▸ **DATA LINES**
⁂
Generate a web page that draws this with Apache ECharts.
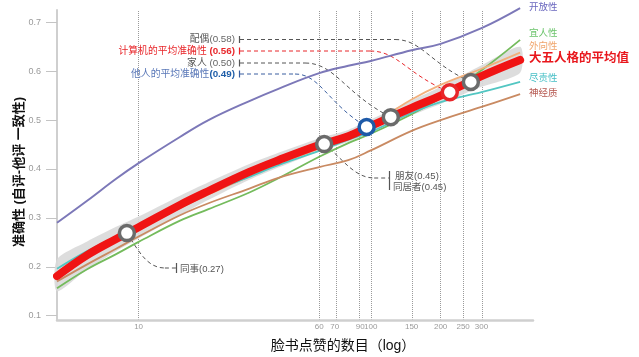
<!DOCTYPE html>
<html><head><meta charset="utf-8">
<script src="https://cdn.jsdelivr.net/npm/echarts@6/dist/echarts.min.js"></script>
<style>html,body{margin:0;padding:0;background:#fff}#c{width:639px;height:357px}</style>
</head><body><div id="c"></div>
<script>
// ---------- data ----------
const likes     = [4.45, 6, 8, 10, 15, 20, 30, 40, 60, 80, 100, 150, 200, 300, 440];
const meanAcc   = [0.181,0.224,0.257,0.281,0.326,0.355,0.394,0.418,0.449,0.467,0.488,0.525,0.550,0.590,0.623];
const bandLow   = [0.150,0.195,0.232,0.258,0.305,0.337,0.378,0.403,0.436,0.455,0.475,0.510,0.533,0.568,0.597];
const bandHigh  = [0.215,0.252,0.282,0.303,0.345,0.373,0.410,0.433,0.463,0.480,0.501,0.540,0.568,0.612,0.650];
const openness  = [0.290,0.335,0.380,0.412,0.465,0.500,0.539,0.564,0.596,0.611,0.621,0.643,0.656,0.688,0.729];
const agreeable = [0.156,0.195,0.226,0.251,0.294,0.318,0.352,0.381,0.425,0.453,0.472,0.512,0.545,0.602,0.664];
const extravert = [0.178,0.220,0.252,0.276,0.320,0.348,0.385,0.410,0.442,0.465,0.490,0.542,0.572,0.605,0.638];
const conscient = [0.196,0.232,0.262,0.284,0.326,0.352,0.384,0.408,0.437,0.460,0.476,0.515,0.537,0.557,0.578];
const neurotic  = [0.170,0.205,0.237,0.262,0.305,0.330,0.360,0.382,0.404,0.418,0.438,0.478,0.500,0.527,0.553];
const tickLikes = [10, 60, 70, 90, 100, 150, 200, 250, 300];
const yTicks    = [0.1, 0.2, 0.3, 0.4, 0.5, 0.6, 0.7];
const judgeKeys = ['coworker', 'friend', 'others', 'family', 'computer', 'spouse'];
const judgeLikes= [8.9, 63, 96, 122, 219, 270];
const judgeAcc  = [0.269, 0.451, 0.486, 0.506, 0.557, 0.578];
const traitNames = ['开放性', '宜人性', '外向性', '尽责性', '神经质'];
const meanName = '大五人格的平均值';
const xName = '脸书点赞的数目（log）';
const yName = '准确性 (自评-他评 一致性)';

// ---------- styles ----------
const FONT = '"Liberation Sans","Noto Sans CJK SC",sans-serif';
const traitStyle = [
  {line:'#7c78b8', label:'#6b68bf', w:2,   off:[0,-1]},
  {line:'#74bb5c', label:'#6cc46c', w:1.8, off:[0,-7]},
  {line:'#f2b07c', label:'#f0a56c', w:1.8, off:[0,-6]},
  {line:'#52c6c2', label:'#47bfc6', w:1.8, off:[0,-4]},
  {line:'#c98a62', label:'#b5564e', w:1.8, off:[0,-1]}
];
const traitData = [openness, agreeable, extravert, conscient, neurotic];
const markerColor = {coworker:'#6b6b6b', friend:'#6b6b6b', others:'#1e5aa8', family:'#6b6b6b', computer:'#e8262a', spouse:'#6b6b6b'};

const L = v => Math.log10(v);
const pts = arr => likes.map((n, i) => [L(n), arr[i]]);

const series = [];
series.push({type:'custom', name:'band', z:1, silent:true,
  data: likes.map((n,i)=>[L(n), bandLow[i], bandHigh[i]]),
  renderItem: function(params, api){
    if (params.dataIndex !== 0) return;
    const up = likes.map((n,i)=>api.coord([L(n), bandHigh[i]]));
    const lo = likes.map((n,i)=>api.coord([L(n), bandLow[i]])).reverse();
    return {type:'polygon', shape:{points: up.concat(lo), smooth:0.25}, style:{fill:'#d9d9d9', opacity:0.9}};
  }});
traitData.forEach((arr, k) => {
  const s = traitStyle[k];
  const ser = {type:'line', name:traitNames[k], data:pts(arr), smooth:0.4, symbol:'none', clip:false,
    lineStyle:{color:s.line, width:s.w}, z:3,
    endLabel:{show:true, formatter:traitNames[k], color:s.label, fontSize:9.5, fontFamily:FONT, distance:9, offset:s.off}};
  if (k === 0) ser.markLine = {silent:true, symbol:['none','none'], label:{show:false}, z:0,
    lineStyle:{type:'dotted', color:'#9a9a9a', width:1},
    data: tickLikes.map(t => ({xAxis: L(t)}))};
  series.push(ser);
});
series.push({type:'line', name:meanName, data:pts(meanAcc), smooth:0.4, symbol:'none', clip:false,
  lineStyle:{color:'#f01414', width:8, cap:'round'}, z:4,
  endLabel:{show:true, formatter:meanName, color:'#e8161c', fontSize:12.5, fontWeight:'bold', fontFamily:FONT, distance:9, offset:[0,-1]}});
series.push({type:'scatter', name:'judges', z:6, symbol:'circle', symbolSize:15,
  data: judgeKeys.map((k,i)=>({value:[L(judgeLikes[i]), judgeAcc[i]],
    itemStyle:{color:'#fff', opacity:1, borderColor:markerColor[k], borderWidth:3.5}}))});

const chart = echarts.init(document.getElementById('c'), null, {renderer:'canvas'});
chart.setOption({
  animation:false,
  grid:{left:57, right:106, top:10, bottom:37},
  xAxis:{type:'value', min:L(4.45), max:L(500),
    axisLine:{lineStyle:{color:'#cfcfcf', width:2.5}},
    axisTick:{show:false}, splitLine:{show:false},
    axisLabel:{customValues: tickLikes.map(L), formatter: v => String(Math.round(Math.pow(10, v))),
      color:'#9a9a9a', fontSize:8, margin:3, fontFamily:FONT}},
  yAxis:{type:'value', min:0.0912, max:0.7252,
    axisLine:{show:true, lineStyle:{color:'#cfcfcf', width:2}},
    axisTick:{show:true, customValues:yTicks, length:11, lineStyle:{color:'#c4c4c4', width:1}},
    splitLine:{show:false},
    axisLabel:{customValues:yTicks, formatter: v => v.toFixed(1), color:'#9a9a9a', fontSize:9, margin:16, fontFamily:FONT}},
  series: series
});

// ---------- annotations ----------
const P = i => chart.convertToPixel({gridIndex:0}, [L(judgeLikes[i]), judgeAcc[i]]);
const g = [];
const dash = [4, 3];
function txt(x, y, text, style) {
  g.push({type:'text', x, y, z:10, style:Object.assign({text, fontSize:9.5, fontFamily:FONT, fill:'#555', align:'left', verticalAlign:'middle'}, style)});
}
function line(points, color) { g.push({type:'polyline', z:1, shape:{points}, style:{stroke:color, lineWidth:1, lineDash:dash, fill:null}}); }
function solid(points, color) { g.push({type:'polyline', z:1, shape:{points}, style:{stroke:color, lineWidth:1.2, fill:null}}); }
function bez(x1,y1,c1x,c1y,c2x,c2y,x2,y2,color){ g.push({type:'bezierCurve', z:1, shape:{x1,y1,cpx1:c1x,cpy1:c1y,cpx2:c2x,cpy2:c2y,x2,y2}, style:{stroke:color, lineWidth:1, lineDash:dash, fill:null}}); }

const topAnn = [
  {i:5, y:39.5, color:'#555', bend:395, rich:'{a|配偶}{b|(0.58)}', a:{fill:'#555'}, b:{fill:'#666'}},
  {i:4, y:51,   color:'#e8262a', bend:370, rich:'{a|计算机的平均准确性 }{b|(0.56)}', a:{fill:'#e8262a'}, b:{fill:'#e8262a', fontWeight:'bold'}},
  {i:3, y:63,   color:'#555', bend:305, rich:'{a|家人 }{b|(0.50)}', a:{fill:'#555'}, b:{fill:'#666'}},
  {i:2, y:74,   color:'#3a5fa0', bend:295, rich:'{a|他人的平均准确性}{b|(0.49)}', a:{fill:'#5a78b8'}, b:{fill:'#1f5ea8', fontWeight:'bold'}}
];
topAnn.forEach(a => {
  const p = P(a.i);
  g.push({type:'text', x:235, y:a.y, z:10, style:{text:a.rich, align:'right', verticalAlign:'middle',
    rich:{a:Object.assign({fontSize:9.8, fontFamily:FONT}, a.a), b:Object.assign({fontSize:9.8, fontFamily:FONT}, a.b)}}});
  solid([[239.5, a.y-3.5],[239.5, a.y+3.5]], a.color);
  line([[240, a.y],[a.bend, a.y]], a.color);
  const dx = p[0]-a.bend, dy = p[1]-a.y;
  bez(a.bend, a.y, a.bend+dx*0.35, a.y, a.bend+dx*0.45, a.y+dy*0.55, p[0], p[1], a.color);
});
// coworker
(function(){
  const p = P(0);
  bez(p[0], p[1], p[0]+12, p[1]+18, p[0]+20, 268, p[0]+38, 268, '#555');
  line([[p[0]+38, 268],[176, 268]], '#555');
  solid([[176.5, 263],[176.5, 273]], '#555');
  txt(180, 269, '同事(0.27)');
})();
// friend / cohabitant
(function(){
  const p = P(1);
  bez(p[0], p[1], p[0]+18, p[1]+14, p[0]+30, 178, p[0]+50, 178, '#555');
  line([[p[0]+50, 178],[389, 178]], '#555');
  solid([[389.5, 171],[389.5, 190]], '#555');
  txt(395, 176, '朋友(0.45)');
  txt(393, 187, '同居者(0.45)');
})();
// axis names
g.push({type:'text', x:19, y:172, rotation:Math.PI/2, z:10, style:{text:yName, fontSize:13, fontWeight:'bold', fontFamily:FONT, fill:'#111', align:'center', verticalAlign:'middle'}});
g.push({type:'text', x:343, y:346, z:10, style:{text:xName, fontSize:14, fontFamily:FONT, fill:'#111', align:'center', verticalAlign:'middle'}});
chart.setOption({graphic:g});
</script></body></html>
⁂
Everything from the first line to the line with "const yName = '准确性 (自评-他评 一致性)';" must be repeated exactly, and nothing else. Leave the pictures out.

▸ **TASK RESULT**
Generate a web page that draws this with Apache ECharts.
<!DOCTYPE html>
<html><head><meta charset="utf-8">
<script src="https://cdn.jsdelivr.net/npm/echarts@6/dist/echarts.min.js"></script>
<style>html,body{margin:0;padding:0;background:#fff}#c{width:639px;height:357px}</style>
</head><body><div id="c"></div>
<script>
// ---------- data ----------
const likes     = [4.45, 6, 8, 10, 15, 20, 30, 40, 60, 80, 100, 150, 200, 300, 440];
const meanAcc   = [0.181,0.224,0.257,0.281,0.326,0.355,0.394,0.418,0.449,0.467,0.488,0.525,0.550,0.590,0.623];
const bandLow   = [0.150,0.195,0.232,0.258,0.305,0.337,0.378,0.403,0.436,0.455,0.475,0.510,0.533,0.568,0.597];
const bandHigh  = [0.215,0.252,0.282,0.303,0.345,0.373,0.410,0.433,0.463,0.480,0.501,0.540,0.568,0.612,0.650];
const openness  = [0.290,0.335,0.380,0.412,0.465,0.500,0.539,0.564,0.596,0.611,0.621,0.643,0.656,0.688,0.729];
const agreeable = [0.156,0.195,0.226,0.251,0.294,0.318,0.352,0.381,0.425,0.453,0.472,0.512,0.545,0.602,0.664];
const extravert = [0.178,0.220,0.252,0.276,0.320,0.348,0.385,0.410,0.442,0.465,0.490,0.542,0.572,0.605,0.638];
const conscient = [0.196,0.232,0.262,0.284,0.326,0.352,0.384,0.408,0.437,0.460,0.476,0.515,0.537,0.557,0.578];
const neurotic  = [0.170,0.205,0.237,0.262,0.305,0.330,0.360,0.382,0.404,0.418,0.438,0.478,0.500,0.527,0.553];
const tickLikes = [10, 60, 70, 90, 100, 150, 200, 250, 300];
const yTicks    = [0.1, 0.2, 0.3, 0.4, 0.5, 0.6, 0.7];
const judgeKeys = ['coworker', 'friend', 'others', 'family', 'computer', 'spouse'];
const judgeLikes= [8.9, 63, 96, 122, 219, 270];
const judgeAcc  = [0.269, 0.451, 0.486, 0.506, 0.557, 0.578];
const traitNames = ['开放性', '宜人性', '外向性', '尽责性', '神经质'];
const meanName = '大五人格的平均值';
const xName = '脸书点赞的数目（log）';
const yName = '准确性 (自评-他评 一致性)';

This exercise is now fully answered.